### [Given problem]
Could you print all the entries exactly?

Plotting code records
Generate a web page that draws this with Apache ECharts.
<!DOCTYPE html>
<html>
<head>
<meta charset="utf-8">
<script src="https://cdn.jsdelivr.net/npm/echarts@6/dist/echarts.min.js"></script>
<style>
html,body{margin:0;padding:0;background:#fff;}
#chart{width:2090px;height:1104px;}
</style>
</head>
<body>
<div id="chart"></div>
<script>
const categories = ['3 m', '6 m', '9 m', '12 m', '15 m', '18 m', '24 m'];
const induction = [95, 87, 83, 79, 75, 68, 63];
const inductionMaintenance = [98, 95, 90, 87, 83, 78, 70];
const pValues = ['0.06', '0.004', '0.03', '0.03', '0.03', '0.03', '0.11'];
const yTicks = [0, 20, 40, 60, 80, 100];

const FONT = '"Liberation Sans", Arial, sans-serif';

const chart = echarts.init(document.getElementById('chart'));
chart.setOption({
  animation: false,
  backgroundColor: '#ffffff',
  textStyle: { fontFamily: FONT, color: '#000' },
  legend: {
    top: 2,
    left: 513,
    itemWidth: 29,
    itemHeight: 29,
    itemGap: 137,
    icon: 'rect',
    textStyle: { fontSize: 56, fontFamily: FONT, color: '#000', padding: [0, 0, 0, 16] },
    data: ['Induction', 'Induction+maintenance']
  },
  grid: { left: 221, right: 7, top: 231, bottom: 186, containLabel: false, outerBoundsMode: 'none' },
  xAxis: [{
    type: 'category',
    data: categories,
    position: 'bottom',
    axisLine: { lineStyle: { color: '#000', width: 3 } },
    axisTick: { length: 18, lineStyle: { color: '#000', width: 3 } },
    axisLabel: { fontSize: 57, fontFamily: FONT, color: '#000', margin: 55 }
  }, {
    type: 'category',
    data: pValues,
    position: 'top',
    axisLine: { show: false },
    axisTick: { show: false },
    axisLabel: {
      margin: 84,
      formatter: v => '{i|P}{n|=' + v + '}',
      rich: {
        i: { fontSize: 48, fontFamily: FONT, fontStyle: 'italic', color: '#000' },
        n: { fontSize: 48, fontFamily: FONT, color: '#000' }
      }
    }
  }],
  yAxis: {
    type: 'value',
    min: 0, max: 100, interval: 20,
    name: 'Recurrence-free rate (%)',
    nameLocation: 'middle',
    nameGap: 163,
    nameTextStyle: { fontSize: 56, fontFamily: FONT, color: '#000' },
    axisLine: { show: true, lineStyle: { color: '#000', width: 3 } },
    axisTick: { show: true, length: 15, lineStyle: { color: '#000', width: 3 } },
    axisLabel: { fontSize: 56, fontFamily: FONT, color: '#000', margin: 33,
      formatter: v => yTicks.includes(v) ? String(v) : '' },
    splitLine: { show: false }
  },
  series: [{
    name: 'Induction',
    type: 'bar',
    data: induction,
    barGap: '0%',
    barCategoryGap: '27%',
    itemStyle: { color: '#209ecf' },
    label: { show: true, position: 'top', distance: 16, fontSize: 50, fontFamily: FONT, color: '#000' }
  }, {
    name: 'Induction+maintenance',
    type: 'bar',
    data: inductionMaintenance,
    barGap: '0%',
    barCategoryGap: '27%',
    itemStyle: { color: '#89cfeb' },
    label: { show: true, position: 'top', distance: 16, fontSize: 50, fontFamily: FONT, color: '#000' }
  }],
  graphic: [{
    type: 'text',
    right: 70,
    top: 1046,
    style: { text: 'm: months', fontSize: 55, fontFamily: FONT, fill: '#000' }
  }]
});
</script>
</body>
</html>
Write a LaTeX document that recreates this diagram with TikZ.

### [Task solution]
Generate a web page that draws this with Apache ECharts.
<!DOCTYPE html>
<html>
<head>
<meta charset="utf-8">
<script src="https://cdn.jsdelivr.net/npm/echarts@6/dist/echarts.min.js"></script>
<style>
html,body{margin:0;padding:0;background:#fff;}
#chart{width:2090px;height:1104px;}
</style>
</head>
<body>
<div id="chart"></div>
<script>
const categories = ['3 m', '6 m', '9 m', '12 m', '15 m', '18 m', '24 m'];
const induction = [95, 87, 83, 79, 75, 68, 63];
const inductionMaintenance = [98, 95, 90, 87, 83, 78, 70];
const pValues = ['0.06', '0.004', '0.03', '0.03', '0.03', '0.03', '0.11'];
const yTicks = [0, 20, 40, 60, 80, 100];

const FONT = '"Liberation Sans", Arial, sans-serif';

const chart = echarts.init(document.getElementById('chart'));
chart.setOption({
  animation: false,
  backgroundColor: '#ffffff',
  textStyle: { fontFamily: FONT, color: '#000' },
  legend: {
    top: 2,
    left: 513,
    itemWidth: 29,
    itemHeight: 29,
    itemGap: 137,
    icon: 'rect',
    textStyle: { fontSize: 56, fontFamily: FONT, color: '#000', padding: [0, 0, 0, 16] },
    data: ['Induction', 'Induction+maintenance']
  },
  grid: { left: 221, right: 7, top: 231, bottom: 186, containLabel: false, outerBoundsMode: 'none' },
  xAxis: [{
    type: 'category',
    data: categories,
    position: 'bottom',
    axisLine: { lineStyle: { color: '#000', width: 3 } },
    axisTick: { length: 18, lineStyle: { color: '#000', width: 3 } },
    axisLabel: { fontSize: 57, fontFamily: FONT, color: '#000', margin: 55 }
  }, {
    type: 'category',
    data: pValues,
    position: 'top',
    axisLine: { show: false },
    axisTick: { show: false },
    axisLabel: {
      margin: 84,
      formatter: v => '{i|P}{n|=' + v + '}',
      rich: {
        i: { fontSize: 48, fontFamily: FONT, fontStyle: 'italic', color: '#000' },
        n: { fontSize: 48, fontFamily: FONT, color: '#000' }
      }
    }
  }],
  yAxis: {
    type: 'value',
    min: 0, max: 100, interval: 20,
    name: 'Recurrence-free rate (%)',
    nameLocation: 'middle',
    nameGap: 163,
    nameTextStyle: { fontSize: 56, fontFamily: FONT, color: '#000' },
    axisLine: { show: true, lineStyle: { color: '#000', width: 3 } },
    axisTick: { show: true, length: 15, lineStyle: { color: '#000', width: 3 } },
    axisLabel: { fontSize: 56, fontFamily: FONT, color: '#000', margin: 33,
      formatter: v => yTicks.includes(v) ? String(v) : '' },
    splitLine: { show: false }
  },
  series: [{
    name: 'Induction',
    type: 'bar',
    data: induction,
    barGap: '0%',
    barCategoryGap: '27%',
    itemStyle: { color: '#209ecf' },
    label: { show: true, position: 'top', distance: 16, fontSize: 50, fontFamily: FONT, color: '#000' }
  }, {
    name: 'Induction+maintenance',
    type: 'bar',
    data: inductionMaintenance,
    barGap: '0%',
    barCategoryGap: '27%',
    itemStyle: { color: '#89cfeb' },
    label: { show: true, position: 'top', distance: 16, fontSize: 50, fontFamily: FONT, color: '#000' }
  }],
  graphic: [{
    type: 'text',
    right: 70,
    top: 1046,
    style: { text: 'm: months', fontSize: 55, fontFamily: FONT, fill: '#000' }
  }]
});
</script>
</body>
</html>
Write a LaTeX document that recreates this diagram with TikZ.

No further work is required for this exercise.